Misalnya saja kisah berjudul “Memulai Kembali” menceritakan tentang  Paula Bicknell yang harus pindah ke tempat baru yang menurutnya asing. Padahal sebelumnya dia sudah sangat nyaman dengan rumah mereka dulu. Meski di sana dia  harus sabar karena pekerjaan suaminya, yang merupakan seorang pilot militer, di mana hal itu menuntut suaminya jarang di rumah. Dia hanya tinggal dengan ketiga anaknya. Namun pada posisi ini, dia tidak bisa menolak kepindahan itu, karena melihat betapa bahagianya anak-anaknya ketika akhirnya akan memiliki ayah yang tidak lagi bepergian. Kepindahan mereka memang berhubungan dengan keputusan suaminya yang mencoba memperbaiki hubungan di antara mereka yang mulai renggang.

Meski tidak terlalu bersemangat, Paula tetap membersihkan rumah baru itu dengan  rapi.  Bahkan walau kadang dia merasa lelah dengan pernikahannya Paula mencoba tetap bertahan demi anak-anaknya. Hinga suatu hari, dia menyadari bahwa rumah itu jauh lebih baik dari rumah lama mereka. Karena rumah itu telah menghadirkan kembali kenangan-kenangan manis bahkan berhasil menyatukan dua hati yang hubungannya sempat retak. Rumah itu memberinya kedamaian dan memberinya kekuatan.

Kisah ini mengajarkan kita bahwa betapa pentingnya komunikasi antara pasangan. Kita disadarkan betapa pentingnya keluarga dan indahnya saling memaafkan. “Bagi kami, keluarga artinya saling merangkul dan mendampingi.” (hal  68).

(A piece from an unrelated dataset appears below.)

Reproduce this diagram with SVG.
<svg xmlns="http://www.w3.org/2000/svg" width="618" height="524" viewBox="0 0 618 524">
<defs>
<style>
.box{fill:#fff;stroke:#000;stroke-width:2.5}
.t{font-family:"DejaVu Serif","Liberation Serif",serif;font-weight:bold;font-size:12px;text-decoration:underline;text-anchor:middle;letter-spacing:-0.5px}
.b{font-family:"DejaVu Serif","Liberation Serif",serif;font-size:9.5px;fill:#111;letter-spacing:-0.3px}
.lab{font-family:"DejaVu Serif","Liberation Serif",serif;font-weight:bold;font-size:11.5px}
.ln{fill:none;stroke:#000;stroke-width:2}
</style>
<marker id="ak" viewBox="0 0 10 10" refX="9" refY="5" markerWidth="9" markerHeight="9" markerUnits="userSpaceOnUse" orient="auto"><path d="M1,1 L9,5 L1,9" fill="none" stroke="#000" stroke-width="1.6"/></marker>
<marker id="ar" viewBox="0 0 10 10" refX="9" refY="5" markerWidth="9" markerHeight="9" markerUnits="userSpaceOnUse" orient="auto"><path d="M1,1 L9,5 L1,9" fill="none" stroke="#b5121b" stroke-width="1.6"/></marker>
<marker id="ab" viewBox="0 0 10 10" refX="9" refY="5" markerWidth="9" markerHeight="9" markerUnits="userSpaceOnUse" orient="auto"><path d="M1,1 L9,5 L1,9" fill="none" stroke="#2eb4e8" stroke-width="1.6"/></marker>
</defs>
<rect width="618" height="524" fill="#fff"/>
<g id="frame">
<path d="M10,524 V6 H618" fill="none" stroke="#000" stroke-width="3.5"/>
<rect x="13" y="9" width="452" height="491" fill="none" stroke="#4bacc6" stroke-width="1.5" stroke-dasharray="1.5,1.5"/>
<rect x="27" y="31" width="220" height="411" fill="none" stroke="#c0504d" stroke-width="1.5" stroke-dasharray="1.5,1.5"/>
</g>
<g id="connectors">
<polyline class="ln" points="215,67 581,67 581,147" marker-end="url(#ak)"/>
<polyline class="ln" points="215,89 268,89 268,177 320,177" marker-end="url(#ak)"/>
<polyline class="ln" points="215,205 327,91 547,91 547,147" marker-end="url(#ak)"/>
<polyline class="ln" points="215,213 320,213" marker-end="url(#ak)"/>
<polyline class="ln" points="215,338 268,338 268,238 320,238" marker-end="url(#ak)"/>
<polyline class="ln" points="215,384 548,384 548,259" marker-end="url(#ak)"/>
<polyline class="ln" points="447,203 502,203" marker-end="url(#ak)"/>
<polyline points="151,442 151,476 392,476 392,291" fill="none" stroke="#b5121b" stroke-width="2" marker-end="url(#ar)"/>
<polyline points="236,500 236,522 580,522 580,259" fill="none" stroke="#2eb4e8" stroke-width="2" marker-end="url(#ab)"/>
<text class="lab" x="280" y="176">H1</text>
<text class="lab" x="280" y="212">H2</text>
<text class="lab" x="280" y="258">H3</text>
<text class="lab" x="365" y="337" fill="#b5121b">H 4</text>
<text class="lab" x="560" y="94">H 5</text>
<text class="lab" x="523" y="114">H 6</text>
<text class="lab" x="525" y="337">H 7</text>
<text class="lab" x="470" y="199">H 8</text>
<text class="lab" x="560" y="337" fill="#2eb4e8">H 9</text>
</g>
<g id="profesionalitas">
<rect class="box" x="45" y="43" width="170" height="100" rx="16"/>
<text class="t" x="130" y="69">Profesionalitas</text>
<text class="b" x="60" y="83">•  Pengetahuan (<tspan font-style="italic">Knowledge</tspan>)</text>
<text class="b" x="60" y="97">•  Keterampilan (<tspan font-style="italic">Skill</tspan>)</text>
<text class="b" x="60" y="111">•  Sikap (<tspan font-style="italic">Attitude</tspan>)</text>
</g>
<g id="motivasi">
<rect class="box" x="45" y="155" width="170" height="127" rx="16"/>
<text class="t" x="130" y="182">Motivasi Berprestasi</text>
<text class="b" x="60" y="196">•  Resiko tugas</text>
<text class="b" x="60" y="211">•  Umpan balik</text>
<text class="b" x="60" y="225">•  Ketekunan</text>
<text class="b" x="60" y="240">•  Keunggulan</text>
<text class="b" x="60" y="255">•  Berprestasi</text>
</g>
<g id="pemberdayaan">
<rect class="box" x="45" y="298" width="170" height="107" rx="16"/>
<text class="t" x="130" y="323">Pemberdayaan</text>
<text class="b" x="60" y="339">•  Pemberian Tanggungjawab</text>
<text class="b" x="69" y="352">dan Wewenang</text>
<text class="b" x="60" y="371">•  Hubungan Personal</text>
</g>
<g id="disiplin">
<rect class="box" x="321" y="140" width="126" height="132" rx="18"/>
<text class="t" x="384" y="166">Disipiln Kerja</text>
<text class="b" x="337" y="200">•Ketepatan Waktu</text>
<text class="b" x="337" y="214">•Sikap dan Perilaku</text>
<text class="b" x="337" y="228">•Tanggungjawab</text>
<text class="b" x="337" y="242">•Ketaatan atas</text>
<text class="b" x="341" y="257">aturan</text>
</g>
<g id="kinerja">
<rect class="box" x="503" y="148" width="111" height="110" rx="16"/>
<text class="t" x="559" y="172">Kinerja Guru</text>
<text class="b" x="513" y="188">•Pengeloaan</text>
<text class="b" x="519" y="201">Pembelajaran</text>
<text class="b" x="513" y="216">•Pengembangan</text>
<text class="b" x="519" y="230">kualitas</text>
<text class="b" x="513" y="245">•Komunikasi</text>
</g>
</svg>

Ada pula kisah berjudul “Yang Dibawa Serta”. Kisah ini dituturkan oleh Logan Eliasen.  Logan tidak pernah menyangka akan meninggalkan rumah yang semasa kecilnya sudah menjadi surga baginya. Namun apa mau dikata, keluarganya telah mengambil keputusan. Mereka harus segera pindah ke rumah yang lebih besar agar bisa  mereka tinggali bersama.  Mereka pun mulai mencari-cari rumah baru   dan rumah lama mereka juga sudah mendapatkan calon pembeli. Kala itu perasaan Logan benar-benar kacau. Dia masih merasa enggan dan tidak rela.

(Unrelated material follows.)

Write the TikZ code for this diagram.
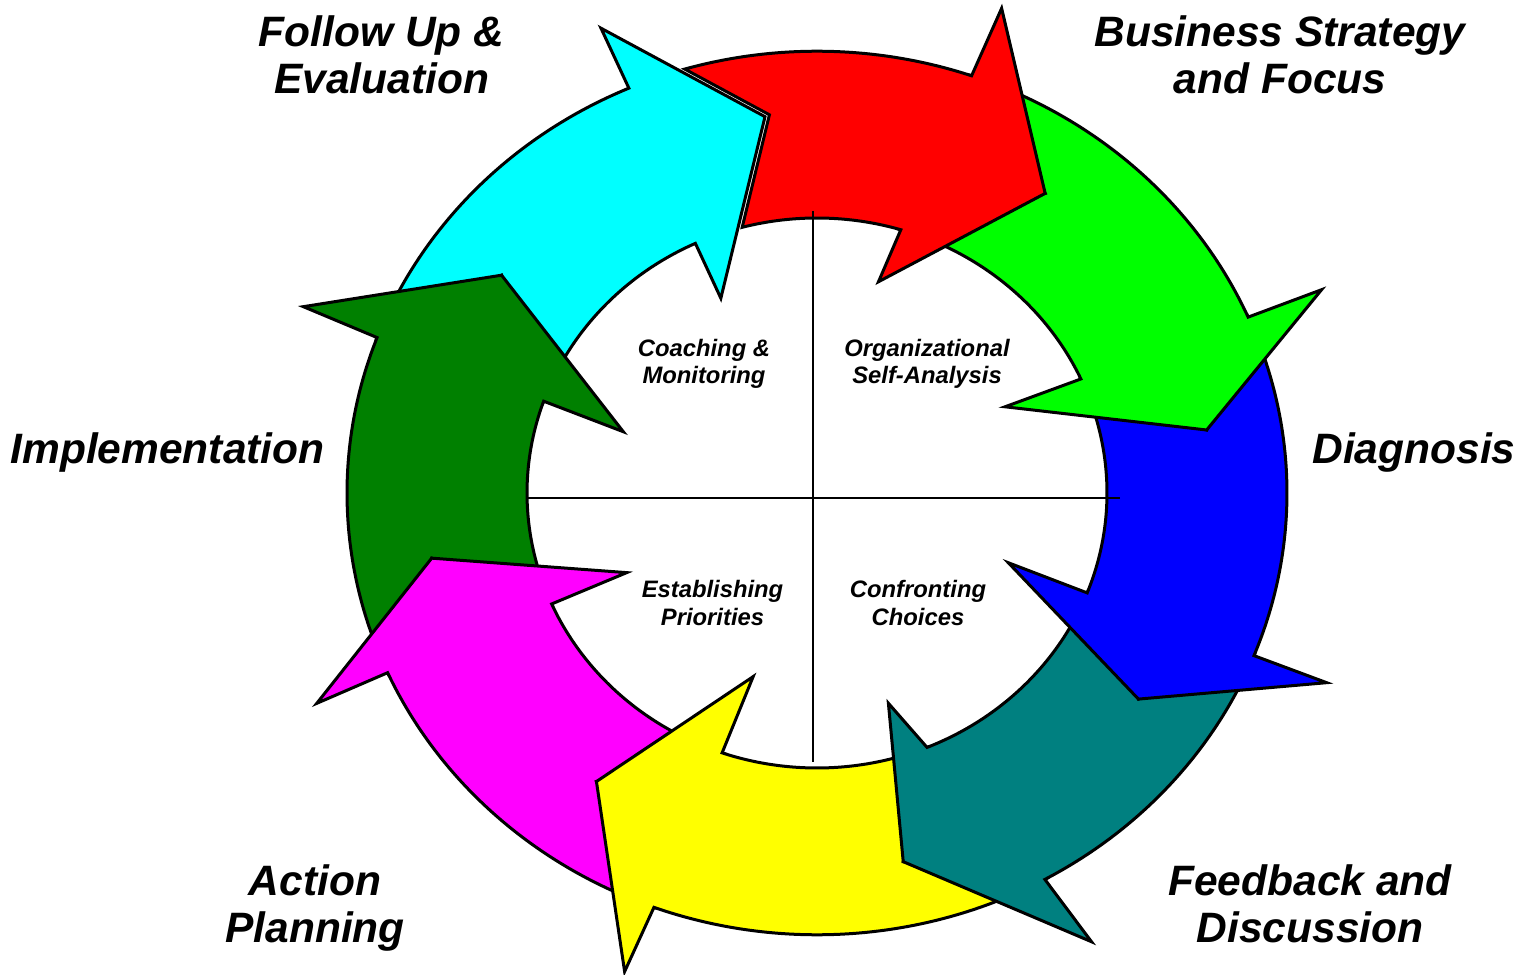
\documentclass[tikz,border=0pt]{standalone}
\usepackage{fontspec}
\setmainfont{Liberation Sans}
\newcommand{\pc}[3]{\coordinate (#1) at ({(#3)*cos(#2)},{0.94*(#3)*sin(#2)});}
\newcommand{\po}[2]{\coordinate (#1) at ({470*cos(#2)},{441.8*sin(#2)});}
\newcommand{\pin}[2]{\coordinate (#1) at ({290*cos(#2)},{275*sin(#2)});}
\begin{document}
\begin{tikzpicture}[x=1pt,y=1pt,
  arrowshape/.style={draw=black, line width=3pt, line join=miter},
  outerarc/.style={x radius=470, y radius=441.8},
  innerarc/.style={x radius=290, y radius=275},
  biglabel/.style={font=\fontsize{42.5}{47.3}\selectfont\bfseries\itshape, align=center, inner sep=0pt},
  smalllabel/.style={font=\fontsize{23.8}{27.6}\selectfont\bfseries\itshape, align=center, inner sep=0pt},
  crossline/.style={draw=black, line width=2.2pt}]
\definecolor{cRed}{RGB}{255,0,0}
\definecolor{cGreen}{RGB}{0,255,0}
\definecolor{cBlue}{RGB}{0,0,255}
\definecolor{cTeal}{RGB}{0,128,128}
\definecolor{cYellow}{RGB}{255,255,0}
\definecolor{cMagenta}{RGB}{255,0,255}
\definecolor{cDkGreen}{RGB}{0,128,0}
\definecolor{cCyan}{RGB}{0,255,255}
\fill[white] (0,0) rectangle (1533,974);
\useasboundingbox (0,0) rectangle (1533,974);
\begin{scope}[shift={(817,481)}]
% cyan
\po{cy-os}{113.6} \pc{cy-ob}{113.6}{539.6} \pc{cy-tip}{97.4}{403.7} \pc{cy-ib}{114.9}{228.4} \pin{cy-is}{114.8}
% red
\po{rd-os}{70.8} \pc{rd-ob}{70.3}{547.7} \pc{rd-tip}{54.4}{392} \pc{rd-ib}{74.7}{233} \pin{rd-is}{73.2}
\po{rd-t0}{106.35} \coordinate (rd-n) at (-47.6,378.2);
% green
\po{gr-os}{23.46} \pc{gr-ob}{23.2}{549} \pc{gr-tip}{9.76}{395.4} \pc{gr-ib}{26.0}{209.2} \pin{gr-is}{24.5}
% blue
\po{bl-os}{-21.6} \pc{bl-ob}{-21.6}{548.2} \pc{bl-tip}{-34.3}{389.1} \pc{bl-ib}{-21.2}{205.2} \pin{bl-is}{-21.3}
% teal
\po{tl-os}{-61.0} \pc{tl-ob}{-60.1}{550.7} \pc{tl-tip}{-77.6}{401.6} \pc{tl-ib}{-72.3}{234.8} \pin{tl-is}{-67.7}
% yellow
\po{ye-os}{-110.3} \pc{ye-ob}{-110.7}{544.3} \pc{ye-tip}{-125.7}{378} \pc{ye-ib}{-108.1}{205.5} \pin{ye-is}{-109.1}
% magenta
\po{mg-os}{-156.0} \pc{mg-ob}{-155.9}{548} \pc{mg-tip}{-169.8}{391.5} \pc{mg-ib}{-156.0}{208.3} \pin{mg-is}{-156.2}
% dark green
\po{dg-os}{159.4} \pc{dg-ob}{158.9}{550.6} \pc{dg-tip}{143.7}{391.4} \pc{dg-ib}{161.4}{204.4} \pin{dg-is}{160.5}

% cyan (tail under dark green head)
\filldraw[arrowshape, fill=cCyan] (dg-os) arc[start angle=159.4, end angle=113.6, outerarc]
  -- (cy-ob) -- (cy-tip) -- (cy-ib) -- (cy-is) arc[start angle=114.8, end angle=160.5, innerarc]
  -- (dg-tip) -- cycle;
% dark green
\filldraw[arrowshape, fill=cDkGreen] (mg-os) arc[start angle=204.0, end angle=159.4, outerarc]
  -- (dg-ob) -- (dg-tip) -- (dg-ib) -- (dg-is) arc[start angle=160.5, end angle=203.8, innerarc]
  -- (mg-tip) -- cycle;
% magenta
\filldraw[arrowshape, fill=cMagenta] (ye-os) arc[start angle=-110.3, end angle=-156.0, outerarc]
  -- (mg-ob) -- (mg-tip) -- (mg-ib) -- (mg-is) arc[start angle=-156.2, end angle=-109.1, innerarc]
  -- (ye-tip) -- cycle;
% yellow
\filldraw[arrowshape, fill=cYellow] (tl-os) arc[start angle=-61.0, end angle=-110.3, outerarc]
  -- (ye-ob) -- (ye-tip) -- (ye-ib) -- (ye-is) arc[start angle=-109.1, end angle=-67.7, innerarc]
  -- (tl-tip) -- cycle;
% teal
\filldraw[arrowshape, fill=cTeal] (bl-os) arc[start angle=-21.6, end angle=-61.0, outerarc]
  -- (tl-ob) -- (tl-tip) -- (tl-ib) -- (tl-is) arc[start angle=-67.7, end angle=-21.3, innerarc]
  -- (bl-tip) -- cycle;
% blue
\filldraw[arrowshape, fill=cBlue] (gr-os) arc[start angle=23.46, end angle=-21.6, outerarc]
  -- (bl-ob) -- (bl-tip) -- (bl-ib) -- (bl-is) arc[start angle=-21.3, end angle=24.5, innerarc]
  -- (gr-tip) -- cycle;
% green
\filldraw[arrowshape, fill=cGreen] (rd-os) arc[start angle=70.8, end angle=23.46, outerarc]
  -- (gr-ob) -- (gr-tip) -- (gr-ib) -- (gr-is) arc[start angle=24.5, end angle=73.2, innerarc]
  -- (rd-tip) -- cycle;
% red (tail notched round the cyan head)
\filldraw[arrowshape, fill=cRed] (rd-t0) arc[start angle=106.35, end angle=70.8, outerarc]
  -- (rd-ob) -- (rd-tip) -- (rd-ib) -- (rd-is) arc[start angle=73.2, end angle=104.95, innerarc]
  -- (rd-n) -- cycle;
\end{scope}

% quadrant lines
\coordinate (vtop) at (812.7,763);
\coordinate (vbot) at (812.7,212);
\coordinate (hl) at (527,475.7);
\coordinate (hr) at (1120,475.7);
\draw[crossline] (vtop) -- (vbot);
\draw[crossline] (hl) -- (hr);

% outer labels
\node[biglabel] (follow) at (381.5,919.1) {Follow Up \&\\Evaluation};
\node[biglabel] (business) at (1280,919.1) {Business Strategy\\and Focus};
\node[biglabel, anchor=base] (impl) at (167.5,510.5) {Implementation};
\node[biglabel, anchor=base] (diag) at (1414,510.5) {Diagnosis};
\node[biglabel] (feedback) at (1310,70.2) {Feedback and\\Discussion};
\node[biglabel] (action) at (315,65.8) {Action\\Planning};

% inner labels
\node[smalllabel] (coach) at (704,610) {Coaching \&\\Monitoring};
\node[smalllabel] (org) at (927,610) {Organizational\\Self-Analysis};
\node[smalllabel] (estab) at (712.5,371) {Establishing\\Priorities};
\node[smalllabel] (confront) at (918,371) {Confronting\\Choices};
\end{tikzpicture}
\end{document}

“Mam tahu berat meninggalkan hal-hal indah, Logan. Mom juga merasa berat. Tapi Tuhan akan memberikan berkat yang baru. Ketika suatu pintu tertutup, Dia selalu membukakan pintu yang baru.” Nasihat ibunya, sedikit banyak akhirnya membuat Logan berusaha ikhlas (hal 91). 

Kisah ini menyadarkan betapa lekatnya sebuah kenangan dari rumah yang pernah kita tinggali. Bahwa tidak mudah bagi siapa saja untuk melepas kenangan dan memri idan yang meneduhkan. Namun dari kisah kita kita diajarkan untuk ikhlas dalam menghadapi sebuah pilihan. Kadang memang kita sangat menyukai sesuatu, namun tidak selamanya kita bisa memilikinya.

Terdiri dari 10 bab yang kesemuanya jalin menjalin tentang tempat tinggal, masih banyak kisah lain dari dua kisah yang terpapar di atas. Menarik, lucu, mengharukan dan banyak emosi lain yang bisa kita rasakan di sini. Saya suka dengan pilihan cover buku yang bersih dan cantik. Kekurangan yang ada dalam buku ini tidak mengurangi esensi cerita. Apik dan menghibur.